- DATA SECTION
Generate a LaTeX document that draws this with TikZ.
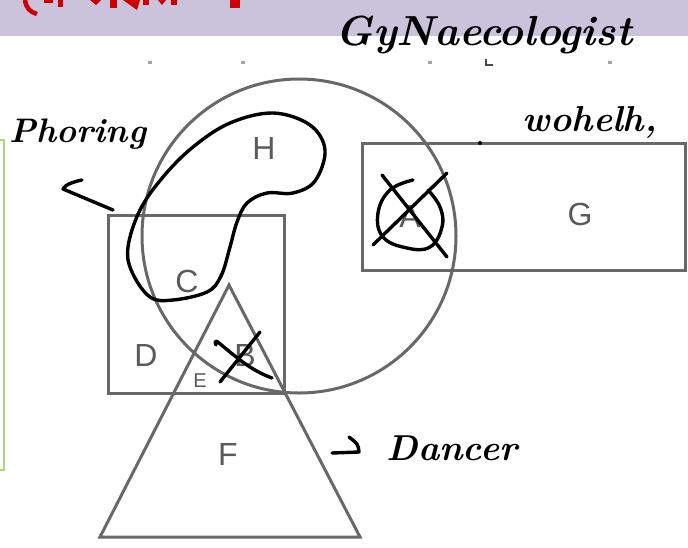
\documentclass[tikz,border=0pt]{standalone}
\usepackage{fontspec}
\setsansfont{Liberation Sans}
\definecolor{lav}{HTML}{CBC3DB}
\definecolor{lineg}{HTML}{686868}
\definecolor{labg}{HTML}{5A5A5A}
\definecolor{titlered}{HTML}{CC0000}
\definecolor{boxgreen}{HTML}{A8D872}
\begin{document}
\begin{tikzpicture}[x=1pt,y=-1pt,
  shp/.style={draw=lineg, line width=3pt, inner sep=0pt, outer sep=0pt},
  lbl/.style={text=labg, font=\sffamily\fontsize{32}{32}\selectfont, inner sep=0pt},
  ink/.style={draw=black, line width=3.4pt, line cap=round, line join=round},
  hand/.style={text=black, inner sep=0pt, font=\itshape\bfseries\fontsize{#1}{#1}\selectfont},
  tick/.style={fill=black!35}]
\useasboundingbox (0,0) rectangle (688,547);
% header band
\fill[lav] (0,0) rectangle (688,36);
% cut-off red title remnants
\begin{scope}[titlered]
\draw[line width=4.5pt] (25,0) .. controls (26,8) and (30,12) .. (37,14);
\fill (44,0) rectangle (53,3);
\fill (58,0) rectangle (63,7);
\fill (90,0) -- (101,0) -- (96,5) -- cycle;
\fill (110,0) rectangle (117,8);
\fill (123,0) -- (140,0) -- (137,10) -- cycle;
\fill (143,0) rectangle (149,5);
\fill (158,0) -- (166,0) -- (162,5) -- cycle;
\fill (171,0) rectangle (177,5);
\fill (230,0) rectangle (240,8);
\end{scope}
% green box edge at left
\draw[boxgreen, line width=1.8pt] (0,140) -- (4,140) -- (4,470) -- (0,470);
% tick marks
\fill[tick] (148,61) rectangle (152,64);
\fill[tick] (241,61) rectangle (245,64);
\fill[tick] (428,61) rectangle (432,64);
\fill[tick] (608,61) rectangle (612,64);
\draw[black!70, line width=1.8pt] (486,59) -- (486,65) -- (493,65);
% main shapes
\node[shp, circle, minimum size=314pt] (circ) at (299,236) {};
\node[shp, rectangle, minimum width=176pt, minimum height=178pt] (sq) at (196,304) {};
\node[shp, rectangle, minimum width=323pt, minimum height=127pt] (rect) at (523.5,206.5) {};
\coordinate (tTop) at (229,285);
\coordinate (tR) at (360,537);
\coordinate (tL) at (100,537);
\draw[shp, line join=miter] (tTop) -- (tR) -- (tL) -- cycle;
% region labels
\node[lbl] (H) at (264,148) {H};
\node[lbl] (G) at (580,214) {G};
\node[lbl] (A) at (410,216) {A};
\node[lbl] (C) at (187,281) {C};
\node[lbl] (D) at (146,355) {D};
\node[lbl] (B) at (245,355) {B};
\node[lbl, font=\sffamily\fontsize{20}{20}\selectfont] (E) at (200,381) {E};
\node[lbl] (F) at (228,454) {F};
% handwriting
\node[hand=42] (gyn) at (484,35) {GyNaecologist};
\node[hand=36] (wor) at (590,122) {wohelh,};
\node[hand=34] (pho) at (78,134) {Phoring};
\node[hand=36] (dan) at (452,448) {Dancer};
% handwritten strokes
\fill (480,143) circle (2);
\coordinate (arrS) at (113,210);
\draw[ink] (82,180) .. controls (72,182) and (65,185) .. (63,189) -- (arrS);
\coordinate (dArr1) at (332,453);
\coordinate (dArr2) at (359,452);
\draw[ink] (dArr1) -- (dArr2) .. controls (358,444) .. (349,437);
% kidney loop round H and C
\draw[ink] plot[smooth cycle, tension=0.6] coordinates {(273,113) (310,125) (325,150) (315,181) (293,193) (267,193) (247,203) (237,222) (230,247) (221,276) (207,292) (173,300) (150,297) (132,272) (128,247) (140,210) (163,177) (193,147) (230,123)};
% crossed-out A
\draw[ink] plot[smooth, tension=0.7] coordinates {(413,180) (390,190) (378,213) (383,237) (407,248) (430,247) (442,227) (440,207) (428,190)};
\draw[ink] (382,175) -- (447,257);
\draw[ink] (447,173) -- (373,245);
% crossed-out B
\draw[ink] (216,345) .. controls (214,341) and (216,340) .. (219,343) .. controls (235,356) and (250,370) .. (272,378);
\draw[ink] (260,332) -- (220,382);
\end{tikzpicture}
\end{document}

- TASK STATEMENT
Repeat the material above in full and unchanged, minus its images.

- FULL RESPONSE
Generate a LaTeX document that draws this with TikZ.
\documentclass[tikz,border=0pt]{standalone}
\usepackage{fontspec}
\setsansfont{Liberation Sans}
\definecolor{lav}{HTML}{CBC3DB}
\definecolor{lineg}{HTML}{686868}
\definecolor{labg}{HTML}{5A5A5A}
\definecolor{titlered}{HTML}{CC0000}
\definecolor{boxgreen}{HTML}{A8D872}
\begin{document}
\begin{tikzpicture}[x=1pt,y=-1pt,
  shp/.style={draw=lineg, line width=3pt, inner sep=0pt, outer sep=0pt},
  lbl/.style={text=labg, font=\sffamily\fontsize{32}{32}\selectfont, inner sep=0pt},
  ink/.style={draw=black, line width=3.4pt, line cap=round, line join=round},
  hand/.style={text=black, inner sep=0pt, font=\itshape\bfseries\fontsize{#1}{#1}\selectfont},
  tick/.style={fill=black!35}]
\useasboundingbox (0,0) rectangle (688,547);
% header band
\fill[lav] (0,0) rectangle (688,36);
% cut-off red title remnants
\begin{scope}[titlered]
\draw[line width=4.5pt] (25,0) .. controls (26,8) and (30,12) .. (37,14);
\fill (44,0) rectangle (53,3);
\fill (58,0) rectangle (63,7);
\fill (90,0) -- (101,0) -- (96,5) -- cycle;
\fill (110,0) rectangle (117,8);
\fill (123,0) -- (140,0) -- (137,10) -- cycle;
\fill (143,0) rectangle (149,5);
\fill (158,0) -- (166,0) -- (162,5) -- cycle;
\fill (171,0) rectangle (177,5);
\fill (230,0) rectangle (240,8);
\end{scope}
% green box edge at left
\draw[boxgreen, line width=1.8pt] (0,140) -- (4,140) -- (4,470) -- (0,470);
% tick marks
\fill[tick] (148,61) rectangle (152,64);
\fill[tick] (241,61) rectangle (245,64);
\fill[tick] (428,61) rectangle (432,64);
\fill[tick] (608,61) rectangle (612,64);
\draw[black!70, line width=1.8pt] (486,59) -- (486,65) -- (493,65);
% main shapes
\node[shp, circle, minimum size=314pt] (circ) at (299,236) {};
\node[shp, rectangle, minimum width=176pt, minimum height=178pt] (sq) at (196,304) {};
\node[shp, rectangle, minimum width=323pt, minimum height=127pt] (rect) at (523.5,206.5) {};
\coordinate (tTop) at (229,285);
\coordinate (tR) at (360,537);
\coordinate (tL) at (100,537);
\draw[shp, line join=miter] (tTop) -- (tR) -- (tL) -- cycle;
% region labels
\node[lbl] (H) at (264,148) {H};
\node[lbl] (G) at (580,214) {G};
\node[lbl] (A) at (410,216) {A};
\node[lbl] (C) at (187,281) {C};
\node[lbl] (D) at (146,355) {D};
\node[lbl] (B) at (245,355) {B};
\node[lbl, font=\sffamily\fontsize{20}{20}\selectfont] (E) at (200,381) {E};
\node[lbl] (F) at (228,454) {F};
% handwriting
\node[hand=42] (gyn) at (484,35) {GyNaecologist};
\node[hand=36] (wor) at (590,122) {wohelh,};
\node[hand=34] (pho) at (78,134) {Phoring};
\node[hand=36] (dan) at (452,448) {Dancer};
% handwritten strokes
\fill (480,143) circle (2);
\coordinate (arrS) at (113,210);
\draw[ink] (82,180) .. controls (72,182) and (65,185) .. (63,189) -- (arrS);
\coordinate (dArr1) at (332,453);
\coordinate (dArr2) at (359,452);
\draw[ink] (dArr1) -- (dArr2) .. controls (358,444) .. (349,437);
% kidney loop round H and C
\draw[ink] plot[smooth cycle, tension=0.6] coordinates {(273,113) (310,125) (325,150) (315,181) (293,193) (267,193) (247,203) (237,222) (230,247) (221,276) (207,292) (173,300) (150,297) (132,272) (128,247) (140,210) (163,177) (193,147) (230,123)};
% crossed-out A
\draw[ink] plot[smooth, tension=0.7] coordinates {(413,180) (390,190) (378,213) (383,237) (407,248) (430,247) (442,227) (440,207) (428,190)};
\draw[ink] (382,175) -- (447,257);
\draw[ink] (447,173) -- (373,245);
% crossed-out B
\draw[ink] (216,345) .. controls (214,341) and (216,340) .. (219,343) .. controls (235,356) and (250,370) .. (272,378);
\draw[ink] (260,332) -- (220,382);
\end{tikzpicture}
\end{document}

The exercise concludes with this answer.